The concept behind the algo is Merkle-Damgård construction, the hashed value is just the last chaining words of bitwise computations to the message block padded (initially), previous chaining words and the predefined constants (throughout the initialization and in between iterations).
The computation of SHA is very a trivial process for developer to understand, but as developers, we need to understand SHA1 and some of the SHA2 (a newer family) is not safe either.
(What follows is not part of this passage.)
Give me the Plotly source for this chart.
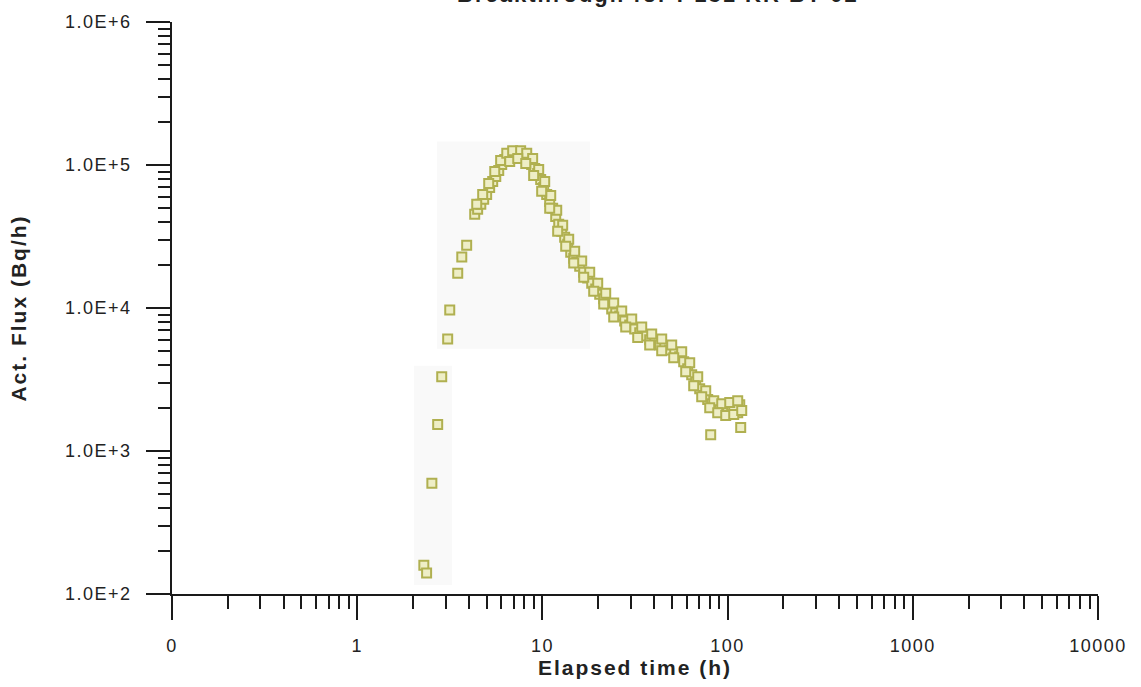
import plotly.graph_objects as go

# Elapsed time (h) and activity flux (Bq/h) of the breakthrough curve
elapsed_h = [
    # first arrivals
    2.29, 2.37, 2.53, 2.72, 2.86, 3.08, 3.16, 3.49, 3.67, 3.90,
    # main body of the curve
    4.31, 4.47, 4.65, 4.82, 5.00, 5.19, 5.39, 5.60, 5.81, 6.03,
    6.26, 6.49, 6.74, 7.00, 7.26, 7.54, 7.83, 8.13, 8.43, 8.75,
    9.09, 9.43, 9.79, 10.16, 10.55, 10.95, 11.36, 11.80, 12.25, 12.71,
    13.19, 13.70, 14.22, 14.76, 15.32, 15.90, 16.71, 17.56, 18.46, 19.40,
    20.39, 21.43, 22.52, 23.67, 24.88, 26.15, 27.82, 29.61, 31.51, 33.53,
    35.68, 37.96, 40.40, 42.99, 45.75, 48.68, 51.81, 55.13, 57.94, 60.89,
    64.00, 67.26, 70.69, 74.30, 78.08, 82.07, 86.25, 90.64, 95.28, 100.1,
    105.2, 110.6, 116.3, 113.4, 107.9, 81.05, 117.7,
    # repeat samples, upper side of the band
    4.42, 4.76, 5.13, 5.53, 5.95, 6.42, 6.91, 7.63, 8.23, 8.86,
    9.55, 10.29, 11.09, 11.95, 12.87, 13.87, 14.94, 16.30, 18.01, 19.89,
    21.97, 24.27, 26.81, 30.36, 34.38, 38.92, 44.08, 49.91, 56.52, 62.45,
    68.98, 76.19, 84.16, 92.96, 102.7, 113.4,
    # repeat samples, lower side of the band
    6.66, 7.36, 8.13, 8.97, 9.91, 10.95, 12.09, 13.36, 14.76, 16.71,
    18.92, 21.43, 24.27, 28.17, 32.71, 37.96, 44.08, 51.17, 59.39, 65.61,
    72.48, 80.08, 88.45, 97.70, 107.9, 119.2,
]
flux_bq_h = [
    159, 140, 594, 1530, 3310, 6080, 9680, 17500, 22700, 27500,
    45200, 49000, 53100, 57500, 62200, 69700, 76800, 83200, 91600, 100700,
    109200, 114600, 120300, 122300, 124200, 122300, 118400, 112800, 107400, 100700,
    94600, 87300, 79300, 69700, 62200, 55600, 49800, 43700, 38500, 34400,
    31300, 27900, 24500, 22300, 20900, 19600, 17800, 16200, 14900, 13600,
    12500, 11600, 10700, 9840, 9230, 8790, 8110, 7620, 7140, 6700,
    6380, 5990, 5800, 5520, 5350, 5090, 4850, 4560, 4210, 3760,
    3410, 3050, 2730, 2440, 2290, 2140, 2040, 1980, 1910, 1910,
    1980, 2040, 2110, 1850, 1950, 1300, 1460,
    53050, 62300, 74300, 90100, 107500, 121000, 126000, 126000, 121000, 111000,
    93000, 76700, 61300, 48200, 37900, 30300, 24900, 21300, 17800, 14900,
    12700, 10830, 9530, 8380, 7370, 6590, 6080, 5520, 4940, 4140,
    3300, 2640, 2250, 2140, 2180, 2250,
    105800, 111000, 102400, 84500, 65400, 49800, 34400, 27000, 20600, 16400,
    13100, 10660, 8650, 7370, 6230, 5520, 5020, 4480, 3580, 2860,
    2400, 2010, 1850, 1770, 1800, 1920,
]

x_tick_vals = [0.1, 1, 10, 100, 1000, 10000]
x_tick_text = ["0", "1", "10", "100", "1000", "10000"]
y_tick_vals = [1e2, 1e3, 1e4, 1e5, 1e6]
y_tick_text = ["1.0E+2", "1.0E+3", "1.0E+4", "1.0E+5", "1.0E+6"]

title_text = "Breakthrough for I-131 KR BT-02"

FONT = "Liberation Sans, Arial, sans-serif"
INK = "#1a1a1a"


def minor_log(lo_exp, hi_exp):
    return [m * 10 ** e for e in range(lo_exp, hi_exp) for m in range(2, 10)]


fig = go.Figure()

fig.add_trace(go.Scatter(
    x=elapsed_h,
    y=flux_bq_h,
    mode="markers",
    marker=dict(symbol="square", size=9, color="#eeeec6",
                line=dict(width=2, color="#b0b050")),
    showlegend=False,
    hoverinfo="x+y",
))

axis_common = dict(
    type="log",
    showgrid=False,
    zeroline=False,
    showline=True,
    linecolor=INK,
    linewidth=1.6,
    ticks="outside",
    ticklen=24,
    tickwidth=1.6,
    tickcolor=INK,
    tickfont=dict(family=FONT, size=18, color="#222"),
    mirror=False,
)

fig.update_xaxes(
    **axis_common,
    range=[-1, 4],
    tickmode="array",
    tickvals=x_tick_vals,
    ticktext=x_tick_text,
    ticklabelstandoff=11,
    minor=dict(tickmode="array", tickvals=minor_log(-1, 4), ticks="outside",
               ticklen=13, tickwidth=1.6, tickcolor=INK, showgrid=False),
    title=dict(text="<b>Elapsed time (h)</b>",
               font=dict(family=FONT, size=21, color="#222"), standoff=4),
)

fig.update_yaxes(
    **axis_common,
    range=[2, 6],
    tickmode="array",
    tickvals=y_tick_vals,
    ticktext=y_tick_text,
    ticklabelstandoff=11,
    minor=dict(tickmode="array", tickvals=minor_log(2, 6), ticks="outside",
               ticklen=12, tickwidth=1.6, tickcolor=INK, showgrid=False),
    title=dict(text="<b>Act. Flux (Bq/h)</b>",
               font=dict(family=FONT, size=21, color="#222"), standoff=42),
)

# faint paper-tone patches behind the data
fig.add_shape(type="rect", xref="paper", yref="paper", layer="below",
              x0=(414 - 172) / 926, x1=(452 - 172) / 926,
              y0=(594 - 585) / 574, y1=(594 - 365) / 574,
              fillcolor="#f9f9f9", line=dict(width=0))
fig.add_shape(type="rect", xref="paper", yref="paper", layer="below",
              x0=(437 - 172) / 926, x1=(590 - 172) / 926,
              y0=(594 - 348) / 574, y1=(594 - 140) / 574,
              fillcolor="#f9f9f9", line=dict(width=0))

fig.add_annotation(
    text="<b>" + title_text + "</b>",
    xref="paper", yref="paper", x=0.525, y=1, xanchor="center", yanchor="bottom",
    yshift=13, showarrow=False,
    font=dict(family=FONT, size=22, color="#222"),
)

fig.update_layout(
    width=1141,
    height=687,
    margin=dict(l=172, r=43, t=20, b=93),
    paper_bgcolor="white",
    plot_bgcolor="white",
)

# the typeset labels are slightly letter-spaced
spacing_js = """
var gd = document.getElementsByClassName('plotly-graph-div')[0];
gd.querySelectorAll('.xtick text, .ytick text').forEach(function (t) { t.style.letterSpacing = '1.5px'; });
gd.querySelectorAll('.xtitle, .ytitle, .annotation-text').forEach(function (t) { t.style.letterSpacing = '2px'; });
"""

fig.write_html("out.html", post_script=spacing_js)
SHA-256, SHA-386 and SHA-512 are safe to use (the number is the bits of output digest).
Most of the following are just takeaways from the pdf, you might not able to understand if you don't look at the specific calculations:
- SHA-1 and SHA-256 are for input less than 2^64 bits
- SHA-384 and SHA-512 are for input less than 2^128 bits
- SHA-1 generates 160 bits outcome, which is considered
insecure
- a collision could found at the cost of 2^80, which is feasible to attack
- SHA-1 or SHA-2 are just repeatedly looping piping of bitwise operations word by word (Merkle-Damgård construction)
- in SHA-256, a word is 32 bits (and uses 8 words as variables to pipe continuously, hence the 256 bits output), and in SHA-512, a word is 64 bits (also uses 8 words to pipe, hence the 512 bits outputs)
- SHA-256 uses a sequence of 64 constant 32-bits words which in fact are just prime numbers, used within each iterations in the loop, meaning it's doing 64 iterations, whereas SHA-512 uses 80 constant 32-bits words
There's a new family SHA-3, which contains Keccak-256 (solidity dev should be very familiar with it).
The major difference is that it uses sponge functions, which solves a vulnerability that SHA-1 and some of the SHA-2 might face: length-extension attacks (Heckers could embed the message at the end to reproduce the collision without knowing the message).
Most blockchains use SHA-256 / Keccak-256 algorithm which are collision-proof.
Hashed Message Authentication Code (HMAC)
MAC's definition is just hash with a key (derived by a password usually):
HMAC(key, msg, hash_func) -> hash
Key Derivation Function (KDF)
The key should not be directly derived by hashing the password, because someone could run rainbow table like previously mentioned, instead it should be added with salt.
KDF(salt, password, hash_func) -> key
Other KDF
The most simple way to prevent someone from brute force attack is to iteratively run the hash with some padding, like PBKDF2.
Scrypt is a memory-intensive KDF, which is more resistant to GPU attacks.